» **WHAT IS ASKED**
Write out the material exactly, leaving every picture behind.

» **GIVEN MATERIAL**
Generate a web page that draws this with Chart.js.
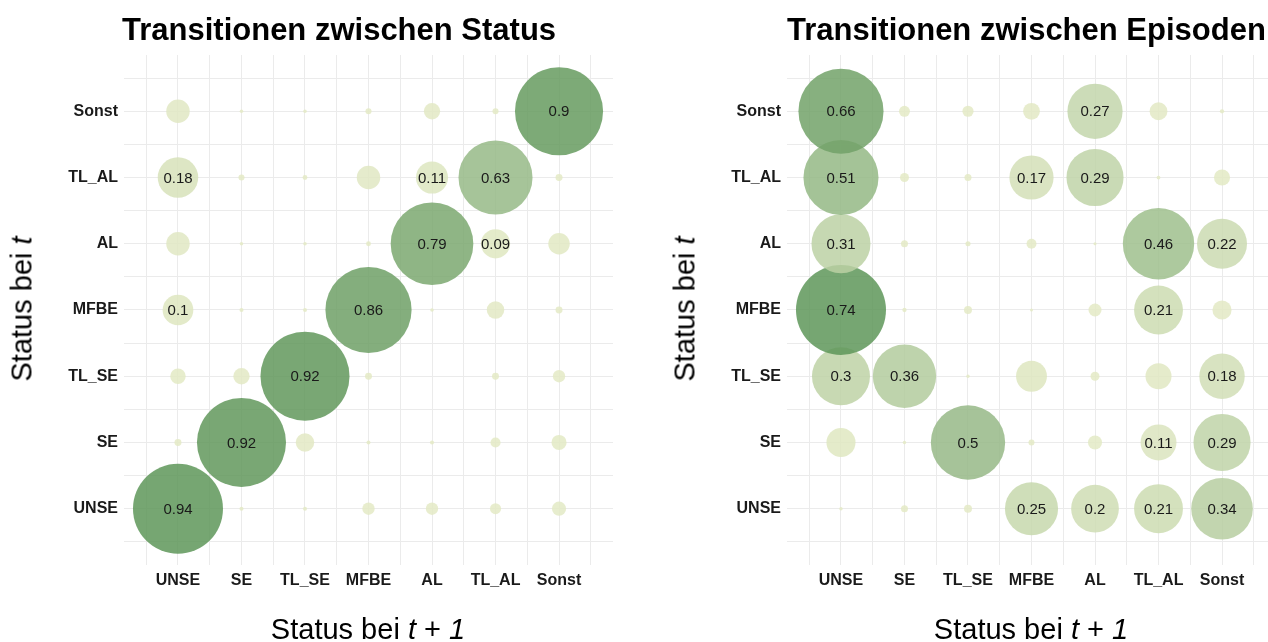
<!DOCTYPE html>
<html>
<head>
<meta charset="utf-8">
<script src="https://cdn.jsdelivr.net/npm/chart.js@4.4.1/dist/chart.umd.min.js"></script>
<style>
  html, body { margin: 0; padding: 0; background: #fff; overflow: hidden; }
  #wrap { position: relative; width: 1268px; height: 642px; overflow: hidden;
          font-family: "Liberation Sans", Arial, sans-serif; color: #000; }
  canvas { position: absolute; top: 0; }
  .title { position: absolute; top: 14px; font-size: 31px; font-weight: bold; line-height: 1; white-space: nowrap; }
  .xt { position: absolute; top: 615px; font-size: 29px; line-height: 1; white-space: nowrap; transform: translateX(-50%); }
  .yt { position: absolute; top: 309px; font-size: 29px; line-height: 1; white-space: nowrap;
        transform: translate(-50%, -50%) rotate(-90deg); }
</style>
</head>
<body>
<div id="wrap">
  <canvas id="left" width="640" height="642" style="left:0"></canvas>
  <canvas id="right" width="640" height="642" style="left:640px"></canvas>
  <div class="title" style="left:122px">Transitionen zwischen Status</div>
  <div class="title" style="left:787px">Transitionen zwischen Episoden</div>
  <div class="yt" style="left:22px">Status bei <i>t</i></div>
  <div class="yt" style="left:685px">Status bei <i>t</i></div>
  <div class="xt" style="left:368px">Status bei <i>t</i> + <i>1</i></div>
  <div class="xt" style="left:1031px">Status bei <i>t</i> + <i>1</i></div>
</div>
<script>
// states, bottom-to-top on y and left-to-right on x
const categories = ['UNSE', 'SE', 'TL_SE', 'MFBE', 'AL', 'TL_AL', 'Sonst'];

// rows: status at t (same order as categories), columns: status at t + 1
const statusTransitions = [
  [0.94,   0.0005, 0.0005, 0.013,  0.013,  0.01,  0.018],
  [0.003,  0.92,   0.033,  0.0005, 0.0005, 0.008, 0.021],
  [0.022,  0.025,  0.92,   0.003,  0,      0.003, 0.013],
  [0.1,    0.0005, 0.0005, 0.86,   0.0003, 0.029, 0.003],
  [0.056,  0.0003, 0.0003, 0.001,  0.79,   0.09,  0.046],
  [0.18,   0.002,  0.001,  0.056,  0.11,   0.63,  0.003],
  [0.056,  0.0003, 0.0003, 0.002,  0.025,  0.002, 0.9]
];

const episodeTransitions = [
  [0.0002, 0.0024, 0.0034, 0.25,   0.2,    0.21,   0.34],
  [0.07,   0.0002, 0.5,    0.0015, 0.014,  0.11,   0.29],
  [0.3,    0.36,   0.0002, 0.08,   0.0047, 0.055,  0.18],
  [0.74,   0.0005, 0.0034, 0.0001, 0.0115, 0.21,   0.028],
  [0.31,   0.0024, 0.0009, 0.006,  0.0001, 0.46,   0.22],
  [0.51,   0.0047, 0.0024, 0.17,   0.29,   0.0003, 0.019],
  [0.66,   0.0077, 0.008,  0.021,  0.27,   0.024,  0.0005]
];

const FONT = '"Liberation Sans", Arial, sans-serif';
const LOW = [228, 234, 197];
const HIGH = [94, 150, 89];

// size scale like ggplot's area palette: radius grows with sqrt of value
function radiusOf(v, vmax) {
  return 1 + 44 * Math.sqrt(v / vmax);
}

function colorOf(v, vmax) {
  const t = Math.pow(v / vmax, 1.4);
  const c = LOW.map((lo, i) => Math.round(lo + (HIGH[i] - lo) * t));
  return 'rgba(' + c.join(',') + ',0.85)';
}

function toPoints(matrix) {
  const pts = [];
  matrix.forEach((row, y) => {
    row.forEach((v, x) => {
      if (v > 0) pts.push({ x: x, y: y, v: v });
    });
  });
  return pts;
}

const gridSteps = categories.flatMap((c, i) => [i - 0.5, i]).concat([categories.length - 0.5]);

const valueLabels = {
  id: 'valueLabels',
  afterDatasetsDraw(chart) {
    const ctx = chart.ctx;
    const ds = chart.data.datasets[0];
    const meta = chart.getDatasetMeta(0);
    ctx.save();
    ctx.font = '15px ' + FONT;
    ctx.fillStyle = '#1a1a1a';
    ctx.textAlign = 'center';
    ctx.textBaseline = 'middle';
    meta.data.forEach((el, i) => {
      const v = ds.data[i].v;
      if (v >= 0.09) ctx.fillText(String(+v.toFixed(2)), el.x, el.y + 1);
    });
    ctx.restore();
  }
};

function axis(pos, size) {
  return {
    type: 'linear',
    position: pos,
    min: -0.85,
    max: 6.85,
    afterBuildTicks: s => { s.ticks = gridSteps.map(v => ({ value: v })); },
    afterFit: s => {
      if (pos === 'left') s.width = size; else s.height = size;
      s.paddingLeft = 0; s.paddingRight = 0; s.paddingTop = 0; s.paddingBottom = 0;
    },
    grid: { color: '#ebebeb', lineWidth: 1, drawTicks: false },
    border: { display: false },
    ticks: {
      autoSkip: false,
      maxRotation: 0,
      padding: pos === 'left' ? 6 : 6,
      color: '#1a1a1a',
      font: { family: FONT, size: 16, weight: 'bold' },
      callback: v => Number.isInteger(v) ? categories[v] : ''
    }
  };
}

function makeChart(id, matrix, yWidth, rightPad) {
  let vmax = 0;
  matrix.forEach(r => r.forEach(v => { if (v > vmax) vmax = v; }));
  const pts = toPoints(matrix).map(p => ({ x: p.x, y: p.y, v: p.v, r: radiusOf(p.v, vmax) }));
  new Chart(document.getElementById(id), {
    type: 'bubble',
    data: {
      datasets: [{
        data: pts,
        backgroundColor: ctx => colorOf(ctx.raw.v, vmax),
        borderWidth: 0,
        hoverRadius: 0
      }]
    },
    options: {
      responsive: false,
      animation: false,
      clip: false,
      layout: { autoPadding: false, padding: { left: 0, right: rightPad, top: 55, bottom: 47 } },
      plugins: { legend: { display: false }, tooltip: { enabled: false } },
      scales: {
        x: axis('bottom', 30),
        y: axis('left', yWidth)
      }
    },
    plugins: [valueLabels]
  });
}

makeChart('left', statusTransitions, 124, 27);
makeChart('right', episodeTransitions, 147, 4);
</script>
</body>
</html>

» **WORKED ANSWER**
Generate a web page that draws this with Chart.js.
<!DOCTYPE html>
<html>
<head>
<meta charset="utf-8">
<script src="https://cdn.jsdelivr.net/npm/chart.js@4.4.1/dist/chart.umd.min.js"></script>
<style>
  html, body { margin: 0; padding: 0; background: #fff; overflow: hidden; }
  #wrap { position: relative; width: 1268px; height: 642px; overflow: hidden;
          font-family: "Liberation Sans", Arial, sans-serif; color: #000; }
  canvas { position: absolute; top: 0; }
  .title { position: absolute; top: 14px; font-size: 31px; font-weight: bold; line-height: 1; white-space: nowrap; }
  .xt { position: absolute; top: 615px; font-size: 29px; line-height: 1; white-space: nowrap; transform: translateX(-50%); }
  .yt { position: absolute; top: 309px; font-size: 29px; line-height: 1; white-space: nowrap;
        transform: translate(-50%, -50%) rotate(-90deg); }
</style>
</head>
<body>
<div id="wrap">
  <canvas id="left" width="640" height="642" style="left:0"></canvas>
  <canvas id="right" width="640" height="642" style="left:640px"></canvas>
  <div class="title" style="left:122px">Transitionen zwischen Status</div>
  <div class="title" style="left:787px">Transitionen zwischen Episoden</div>
  <div class="yt" style="left:22px">Status bei <i>t</i></div>
  <div class="yt" style="left:685px">Status bei <i>t</i></div>
  <div class="xt" style="left:368px">Status bei <i>t</i> + <i>1</i></div>
  <div class="xt" style="left:1031px">Status bei <i>t</i> + <i>1</i></div>
</div>
<script>
// states, bottom-to-top on y and left-to-right on x
const categories = ['UNSE', 'SE', 'TL_SE', 'MFBE', 'AL', 'TL_AL', 'Sonst'];

// rows: status at t (same order as categories), columns: status at t + 1
const statusTransitions = [
  [0.94,   0.0005, 0.0005, 0.013,  0.013,  0.01,  0.018],
  [0.003,  0.92,   0.033,  0.0005, 0.0005, 0.008, 0.021],
  [0.022,  0.025,  0.92,   0.003,  0,      0.003, 0.013],
  [0.1,    0.0005, 0.0005, 0.86,   0.0003, 0.029, 0.003],
  [0.056,  0.0003, 0.0003, 0.001,  0.79,   0.09,  0.046],
  [0.18,   0.002,  0.001,  0.056,  0.11,   0.63,  0.003],
  [0.056,  0.0003, 0.0003, 0.002,  0.025,  0.002, 0.9]
];

const episodeTransitions = [
  [0.0002, 0.0024, 0.0034, 0.25,   0.2,    0.21,   0.34],
  [0.07,   0.0002, 0.5,    0.0015, 0.014,  0.11,   0.29],
  [0.3,    0.36,   0.0002, 0.08,   0.0047, 0.055,  0.18],
  [0.74,   0.0005, 0.0034, 0.0001, 0.0115, 0.21,   0.028],
  [0.31,   0.0024, 0.0009, 0.006,  0.0001, 0.46,   0.22],
  [0.51,   0.0047, 0.0024, 0.17,   0.29,   0.0003, 0.019],
  [0.66,   0.0077, 0.008,  0.021,  0.27,   0.024,  0.0005]
];

const FONT = '"Liberation Sans", Arial, sans-serif';
const LOW = [228, 234, 197];
const HIGH = [94, 150, 89];

// size scale like ggplot's area palette: radius grows with sqrt of value
function radiusOf(v, vmax) {
  return 1 + 44 * Math.sqrt(v / vmax);
}

function colorOf(v, vmax) {
  const t = Math.pow(v / vmax, 1.4);
  const c = LOW.map((lo, i) => Math.round(lo + (HIGH[i] - lo) * t));
  return 'rgba(' + c.join(',') + ',0.85)';
}

function toPoints(matrix) {
  const pts = [];
  matrix.forEach((row, y) => {
    row.forEach((v, x) => {
      if (v > 0) pts.push({ x: x, y: y, v: v });
    });
  });
  return pts;
}

const gridSteps = categories.flatMap((c, i) => [i - 0.5, i]).concat([categories.length - 0.5]);

const valueLabels = {
  id: 'valueLabels',
  afterDatasetsDraw(chart) {
    const ctx = chart.ctx;
    const ds = chart.data.datasets[0];
    const meta = chart.getDatasetMeta(0);
    ctx.save();
    ctx.font = '15px ' + FONT;
    ctx.fillStyle = '#1a1a1a';
    ctx.textAlign = 'center';
    ctx.textBaseline = 'middle';
    meta.data.forEach((el, i) => {
      const v = ds.data[i].v;
      if (v >= 0.09) ctx.fillText(String(+v.toFixed(2)), el.x, el.y + 1);
    });
    ctx.restore();
  }
};

function axis(pos, size) {
  return {
    type: 'linear',
    position: pos,
    min: -0.85,
    max: 6.85,
    afterBuildTicks: s => { s.ticks = gridSteps.map(v => ({ value: v })); },
    afterFit: s => {
      if (pos === 'left') s.width = size; else s.height = size;
      s.paddingLeft = 0; s.paddingRight = 0; s.paddingTop = 0; s.paddingBottom = 0;
    },
    grid: { color: '#ebebeb', lineWidth: 1, drawTicks: false },
    border: { display: false },
    ticks: {
      autoSkip: false,
      maxRotation: 0,
      padding: pos === 'left' ? 6 : 6,
      color: '#1a1a1a',
      font: { family: FONT, size: 16, weight: 'bold' },
      callback: v => Number.isInteger(v) ? categories[v] : ''
    }
  };
}

function makeChart(id, matrix, yWidth, rightPad) {
  let vmax = 0;
  matrix.forEach(r => r.forEach(v => { if (v > vmax) vmax = v; }));
  const pts = toPoints(matrix).map(p => ({ x: p.x, y: p.y, v: p.v, r: radiusOf(p.v, vmax) }));
  new Chart(document.getElementById(id), {
    type: 'bubble',
    data: {
      datasets: [{
        data: pts,
        backgroundColor: ctx => colorOf(ctx.raw.v, vmax),
        borderWidth: 0,
        hoverRadius: 0
      }]
    },
    options: {
      responsive: false,
      animation: false,
      clip: false,
      layout: { autoPadding: false, padding: { left: 0, right: rightPad, top: 55, bottom: 47 } },
      plugins: { legend: { display: false }, tooltip: { enabled: false } },
      scales: {
        x: axis('bottom', 30),
        y: axis('left', yWidth)
      }
    },
    plugins: [valueLabels]
  });
}

makeChart('left', statusTransitions, 124, 27);
makeChart('right', episodeTransitions, 147, 4);
</script>
</body>
</html>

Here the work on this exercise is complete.